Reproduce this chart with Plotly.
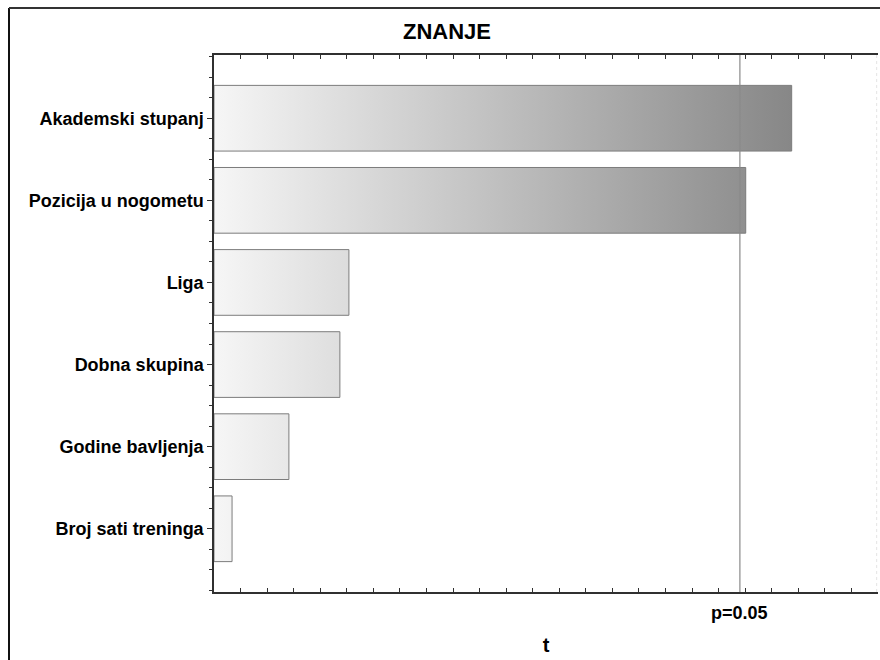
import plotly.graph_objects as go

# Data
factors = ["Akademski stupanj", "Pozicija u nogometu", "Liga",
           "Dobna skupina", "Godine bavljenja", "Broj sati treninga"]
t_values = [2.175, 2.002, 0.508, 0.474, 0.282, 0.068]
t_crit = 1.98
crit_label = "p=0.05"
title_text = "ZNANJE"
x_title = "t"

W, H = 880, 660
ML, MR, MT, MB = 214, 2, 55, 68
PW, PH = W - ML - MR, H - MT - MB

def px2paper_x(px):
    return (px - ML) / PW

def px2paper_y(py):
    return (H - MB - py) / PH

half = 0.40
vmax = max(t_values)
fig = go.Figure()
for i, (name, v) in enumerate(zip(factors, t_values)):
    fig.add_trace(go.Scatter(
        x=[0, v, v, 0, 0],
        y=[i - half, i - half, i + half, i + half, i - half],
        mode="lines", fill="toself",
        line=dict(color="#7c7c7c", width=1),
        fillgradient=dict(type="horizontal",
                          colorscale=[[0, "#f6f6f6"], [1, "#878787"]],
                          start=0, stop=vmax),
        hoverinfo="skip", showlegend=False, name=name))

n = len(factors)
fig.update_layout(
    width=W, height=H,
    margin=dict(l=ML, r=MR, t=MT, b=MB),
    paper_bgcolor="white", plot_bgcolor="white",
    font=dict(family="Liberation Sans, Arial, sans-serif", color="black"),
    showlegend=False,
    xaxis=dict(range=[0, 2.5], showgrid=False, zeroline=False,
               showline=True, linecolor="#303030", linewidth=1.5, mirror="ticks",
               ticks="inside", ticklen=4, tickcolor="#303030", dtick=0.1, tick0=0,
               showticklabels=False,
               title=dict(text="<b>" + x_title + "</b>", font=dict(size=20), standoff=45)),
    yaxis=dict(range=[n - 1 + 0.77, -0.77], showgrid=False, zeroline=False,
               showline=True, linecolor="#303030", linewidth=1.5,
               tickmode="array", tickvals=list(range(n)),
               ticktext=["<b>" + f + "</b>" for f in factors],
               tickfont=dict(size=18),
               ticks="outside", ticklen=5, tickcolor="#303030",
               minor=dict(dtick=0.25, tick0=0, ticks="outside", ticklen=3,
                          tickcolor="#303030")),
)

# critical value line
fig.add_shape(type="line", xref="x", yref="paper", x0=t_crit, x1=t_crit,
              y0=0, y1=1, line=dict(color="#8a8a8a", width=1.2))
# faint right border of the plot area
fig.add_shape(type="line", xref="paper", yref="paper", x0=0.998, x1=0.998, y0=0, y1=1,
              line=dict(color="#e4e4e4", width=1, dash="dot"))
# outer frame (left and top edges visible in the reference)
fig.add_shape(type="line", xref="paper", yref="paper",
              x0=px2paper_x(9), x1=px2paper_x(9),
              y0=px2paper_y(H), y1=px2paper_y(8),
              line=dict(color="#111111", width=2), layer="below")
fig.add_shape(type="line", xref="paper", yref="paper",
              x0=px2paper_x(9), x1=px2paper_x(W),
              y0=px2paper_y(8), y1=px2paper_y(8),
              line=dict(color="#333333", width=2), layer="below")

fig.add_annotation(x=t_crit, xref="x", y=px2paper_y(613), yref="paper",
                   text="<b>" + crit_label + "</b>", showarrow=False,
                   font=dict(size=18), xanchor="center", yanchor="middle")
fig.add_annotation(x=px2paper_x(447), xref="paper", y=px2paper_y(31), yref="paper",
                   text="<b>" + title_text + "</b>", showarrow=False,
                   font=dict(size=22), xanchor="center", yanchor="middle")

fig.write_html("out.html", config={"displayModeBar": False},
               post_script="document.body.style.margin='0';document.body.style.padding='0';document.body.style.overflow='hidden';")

◆ ◆ ◆

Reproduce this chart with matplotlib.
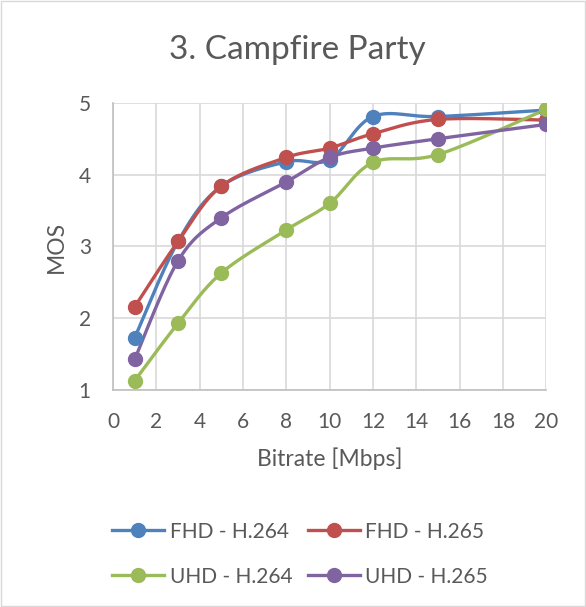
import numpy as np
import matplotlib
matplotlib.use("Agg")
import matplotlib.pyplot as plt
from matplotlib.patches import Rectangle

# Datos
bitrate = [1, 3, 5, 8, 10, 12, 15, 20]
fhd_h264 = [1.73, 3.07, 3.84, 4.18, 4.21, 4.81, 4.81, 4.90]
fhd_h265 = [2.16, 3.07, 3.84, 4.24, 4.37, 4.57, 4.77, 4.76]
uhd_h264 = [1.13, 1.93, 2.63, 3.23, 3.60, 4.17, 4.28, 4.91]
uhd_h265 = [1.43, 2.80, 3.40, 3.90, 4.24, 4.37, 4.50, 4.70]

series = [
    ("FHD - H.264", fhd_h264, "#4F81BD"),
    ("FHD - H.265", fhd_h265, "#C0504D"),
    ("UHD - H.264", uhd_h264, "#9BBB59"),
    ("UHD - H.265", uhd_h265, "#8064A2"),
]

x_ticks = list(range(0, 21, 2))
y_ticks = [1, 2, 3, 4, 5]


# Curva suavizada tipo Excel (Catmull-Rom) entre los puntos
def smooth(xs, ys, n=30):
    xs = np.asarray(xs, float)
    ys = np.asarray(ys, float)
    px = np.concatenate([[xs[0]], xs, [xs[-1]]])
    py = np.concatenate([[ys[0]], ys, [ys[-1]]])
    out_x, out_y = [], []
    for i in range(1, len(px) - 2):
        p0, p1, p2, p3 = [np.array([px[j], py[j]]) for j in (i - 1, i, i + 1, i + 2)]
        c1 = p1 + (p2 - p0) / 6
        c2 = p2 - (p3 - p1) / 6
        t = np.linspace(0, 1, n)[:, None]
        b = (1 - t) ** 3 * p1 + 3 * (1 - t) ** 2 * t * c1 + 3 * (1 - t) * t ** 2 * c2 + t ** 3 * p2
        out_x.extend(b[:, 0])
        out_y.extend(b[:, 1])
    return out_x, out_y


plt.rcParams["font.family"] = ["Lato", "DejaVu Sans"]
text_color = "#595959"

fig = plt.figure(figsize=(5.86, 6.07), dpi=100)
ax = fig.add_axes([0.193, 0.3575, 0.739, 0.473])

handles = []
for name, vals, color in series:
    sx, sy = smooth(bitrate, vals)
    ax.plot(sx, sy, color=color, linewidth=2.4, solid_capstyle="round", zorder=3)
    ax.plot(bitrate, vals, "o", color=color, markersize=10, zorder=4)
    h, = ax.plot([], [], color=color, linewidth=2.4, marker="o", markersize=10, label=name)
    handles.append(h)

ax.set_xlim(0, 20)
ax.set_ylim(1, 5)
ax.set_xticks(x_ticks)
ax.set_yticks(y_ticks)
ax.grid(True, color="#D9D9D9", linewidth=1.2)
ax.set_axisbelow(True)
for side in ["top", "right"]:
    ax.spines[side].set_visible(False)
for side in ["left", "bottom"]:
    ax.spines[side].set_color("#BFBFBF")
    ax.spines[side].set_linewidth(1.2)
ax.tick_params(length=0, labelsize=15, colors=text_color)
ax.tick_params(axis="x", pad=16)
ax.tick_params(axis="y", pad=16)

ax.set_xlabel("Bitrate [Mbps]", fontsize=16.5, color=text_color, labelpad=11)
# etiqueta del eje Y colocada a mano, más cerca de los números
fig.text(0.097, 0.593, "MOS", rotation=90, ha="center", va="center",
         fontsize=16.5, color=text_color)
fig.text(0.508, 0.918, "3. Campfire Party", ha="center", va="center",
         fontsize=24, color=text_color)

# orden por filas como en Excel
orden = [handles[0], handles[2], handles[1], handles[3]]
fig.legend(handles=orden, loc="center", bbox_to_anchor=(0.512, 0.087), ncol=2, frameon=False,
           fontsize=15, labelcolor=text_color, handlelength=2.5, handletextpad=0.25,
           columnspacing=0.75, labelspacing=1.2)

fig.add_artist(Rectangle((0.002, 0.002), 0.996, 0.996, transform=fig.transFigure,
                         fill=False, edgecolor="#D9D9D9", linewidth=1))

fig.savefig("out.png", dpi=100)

◆ ◆ ◆

#### PROBLEM TO SOLVE:
From the records above, copy only the lines running from the line containing "Reproduce this chart with matplotlib." to the line containing "ax = fig.add_axes([0.193, 0.3575, 0.739, 0.473])", both ends included. Leave the pictures out.

#### COMPLETED TASK:
Reproduce this chart with matplotlib.
import numpy as np
import matplotlib
matplotlib.use("Agg")
import matplotlib.pyplot as plt
from matplotlib.patches import Rectangle

# Datos
bitrate = [1, 3, 5, 8, 10, 12, 15, 20]
fhd_h264 = [1.73, 3.07, 3.84, 4.18, 4.21, 4.81, 4.81, 4.90]
fhd_h265 = [2.16, 3.07, 3.84, 4.24, 4.37, 4.57, 4.77, 4.76]
uhd_h264 = [1.13, 1.93, 2.63, 3.23, 3.60, 4.17, 4.28, 4.91]
uhd_h265 = [1.43, 2.80, 3.40, 3.90, 4.24, 4.37, 4.50, 4.70]

series = [
    ("FHD - H.264", fhd_h264, "#4F81BD"),
    ("FHD - H.265", fhd_h265, "#C0504D"),
    ("UHD - H.264", uhd_h264, "#9BBB59"),
    ("UHD - H.265", uhd_h265, "#8064A2"),
]

x_ticks = list(range(0, 21, 2))
y_ticks = [1, 2, 3, 4, 5]


# Curva suavizada tipo Excel (Catmull-Rom) entre los puntos
def smooth(xs, ys, n=30):
    xs = np.asarray(xs, float)
    ys = np.asarray(ys, float)
    px = np.concatenate([[xs[0]], xs, [xs[-1]]])
    py = np.concatenate([[ys[0]], ys, [ys[-1]]])
    out_x, out_y = [], []
    for i in range(1, len(px) - 2):
        p0, p1, p2, p3 = [np.array([px[j], py[j]]) for j in (i - 1, i, i + 1, i + 2)]
        c1 = p1 + (p2 - p0) / 6
        c2 = p2 - (p3 - p1) / 6
        t = np.linspace(0, 1, n)[:, None]
        b = (1 - t) ** 3 * p1 + 3 * (1 - t) ** 2 * t * c1 + 3 * (1 - t) * t ** 2 * c2 + t ** 3 * p2
        out_x.extend(b[:, 0])
        out_y.extend(b[:, 1])
    return out_x, out_y


plt.rcParams["font.family"] = ["Lato", "DejaVu Sans"]
text_color = "#595959"

fig = plt.figure(figsize=(5.86, 6.07), dpi=100)
ax = fig.add_axes([0.193, 0.3575, 0.739, 0.473])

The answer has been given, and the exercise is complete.